Reporter Maryam, who evolves from innocence to tenacious maturity in Marjan Neshat's performance, enters with youthful vitality, in a sleeveless flowered blouse and hip-hugging skirt, wearing makeup highlighted by bright lipstick.

The chain-smoking Fallaci has no interest in being interviewed, but the women connect well enough for her to open up and summarize a few highlights of her career and the childhood that she credits with engendering her toughness. Born in Florence in 1930, she followed her father in working against Fascism as a member of the Italian resistance during World War II, surviving the horrors of conflict and emerging with a lifelong hatred of tyrants and tyrannical institutions. She entered journalism a few years after the war, and the rest is history, lightly sketched by the play.

Interview No. 2 comes three years later, after 9/11. For Fallaci, the attack by al-Qaeda catalyzed her disdain for Islam and turned her into a vehement crusader against Muslim immigration into Europe. She considered the influx nothing less than a horrific invasion by cruel people representing a dogma that is determined to destroy every noble aspect of European civilization, especially its commitment to human rights. She found the concept of moderate Islam unthinkable.

For Maryam, the passage of years has not only seen her become a successful author but apparently a more observant Muslim; her attire has become more subdued, though fashionable, and her hair is now covered by a loosely worn shawl.

Those changes set the stage for verbal sparring between relative equals, skimming the surface of philosophical differences while shedding little light on the sources of Fallaci's beliefs and emotions. Wright's text peeks into her personal life, including a grotesquely abusive relationship with a Greek radical, but she remains an enigma.

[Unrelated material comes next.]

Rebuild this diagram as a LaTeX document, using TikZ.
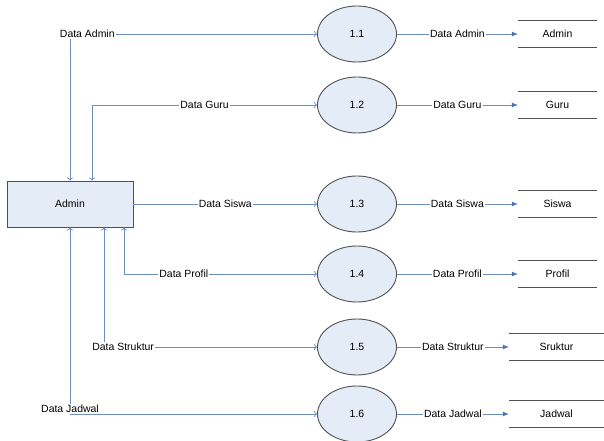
\documentclass[tikz,border=0pt]{standalone}
\usepackage{fontspec}
\setmainfont{Liberation Sans}
\usetikzlibrary{arrows.meta,shapes.geometric}
\definecolor{flowblue}{RGB}{110,142,192}
\definecolor{tipblue}{RGB}{70,115,180}
\definecolor{boxfill}{RGB}{228,236,247}
\definecolor{edgegrey}{RGB}{80,80,80}

\begin{document}
\begin{tikzpicture}[x=1bp,y=-1bp,font=\fontsize{10.5}{12}\selectfont,
    proc/.style={draw=edgegrey,fill=boxfill,ellipse,line width=0.9bp,
                 minimum width=79bp,minimum height=56bp,inner sep=0},
    entity/.style={draw=edgegrey,fill=boxfill,line width=0.9bp,
                   minimum width=126bp,minimum height=46bp,inner sep=0},
    store/.style={minimum height=27bp,inner sep=0},
    flow/.style={draw=flowblue,line width=0.7bp,
                 {To[length=3bp,width=6bp]}-{To[length=3bp,width=6bp]}},
    outflow/.style={draw=flowblue,line width=0.7bp,
                    -{Latex[length=6bp,width=5bp,color=tipblue]}},
    lbl/.style={fill=white,inner sep=1bp,text=black}]
  \useasboundingbox (0,0) rectangle (604,441);

  \node[entity] (admin) at (70,204) {Admin}; % external entity

  % processes
  \node[proc] (p1) at (357,34)  {1.1};
  \node[proc] (p2) at (357,105) {1.2};
  \node[proc] (p3) at (357,204) {1.3};
  \node[proc] (p4) at (357,274) {1.4};
  \node[proc] (p5) at (357,347) {1.5};
  \node[proc] (p6) at (357,414) {1.6};

  % data stores
  \node[store,minimum width=79bp] (s1) at (557.5,34)  {Admin};
  \node[store,minimum width=79bp] (s2) at (557.5,105) {Guru};
  \node[store,minimum width=79bp] (s3) at (557.5,204) {Siswa};
  \node[store,minimum width=79bp] (s4) at (557.5,274) {Profil};
  \node[store,minimum width=95bp] (s5) at (556.5,347) {Sruktur};
  \node[store,minimum width=95bp] (s6) at (556.5,414) {Jadwal};
  \foreach \s in {s1,s2,s3,s4,s5,s6}
    \draw[edgegrey,line width=0.9bp] (\s.north west) -- (\s.north east)
                                     (\s.south west) -- (\s.south east);

  % admin <-> processes
  \draw[flow] (admin.north) |- node[lbl,pos=0.535] {Data Admin} (p1.west);
  \draw[flow] ([xshift=22bp]admin.north) |- node[lbl,pos=0.75] {Data Guru} (p2.west);
  \draw[flow,-{To[length=3bp,width=6bp]}] (admin.east) -- node[lbl] {Data Siswa} (p3.west);
  \draw[flow] ([xshift=54bp]admin.south) |- node[lbl,pos=0.655] {Data Profil} (p4.west);
  \draw[flow] ([xshift=34bp]admin.south) |- node[lbl,pos=0.545] {Data Struktur} (p5.west);
  \draw[flow] (admin.south) |- node[lbl,pos=0.5,above=0bp] {Data Jadwal} (p6.west);

  % processes -> stores
  \draw[outflow] (p1.east) -- node[lbl] {Data Admin} (s1.west);
  \draw[outflow] (p2.east) -- node[lbl] {Data Guru} (s2.west);
  \draw[outflow] (p3.east) -- node[lbl] {Data Siswa} (s3.west);
  \draw[outflow] (p4.east) -- node[lbl] {Data Profil} (s4.west);
  \draw[outflow] (p5.east) -- node[lbl] {Data Struktur} (s5.west);
  \draw[outflow] (p6.east) -- node[lbl] {Data Jadwal} (s6.west);
\end{tikzpicture}
\end{document}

For Tomei, Fallaci offers an opportunity to shine, and she takes full advantage of it; for Neshat, the play seems to be one more solid step in a blossoming career.

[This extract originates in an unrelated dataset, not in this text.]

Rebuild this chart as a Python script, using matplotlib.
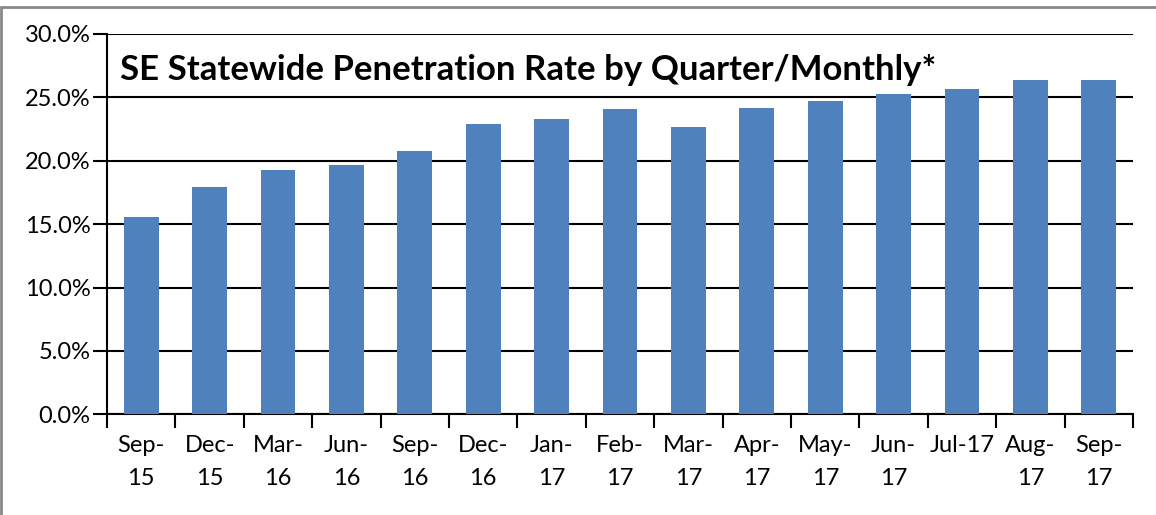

Bay Area veteran Oskar Eustis, now the artistic director of the Public Theater in New York, directed the taut production with his customary sensitivity to tone and pace, and Robin Wagner designed the wonderful setting, which undergoes transformations that are swift and in one case breathtaking.

Fallaci runs through April 21 in Berkeley Repertory Theatre's Roda Theatre, 2015 Addison St., Berkeley. Tickets are $29-$89 (subject to change) from 510-647-2949 or www.berkeleyrep.org.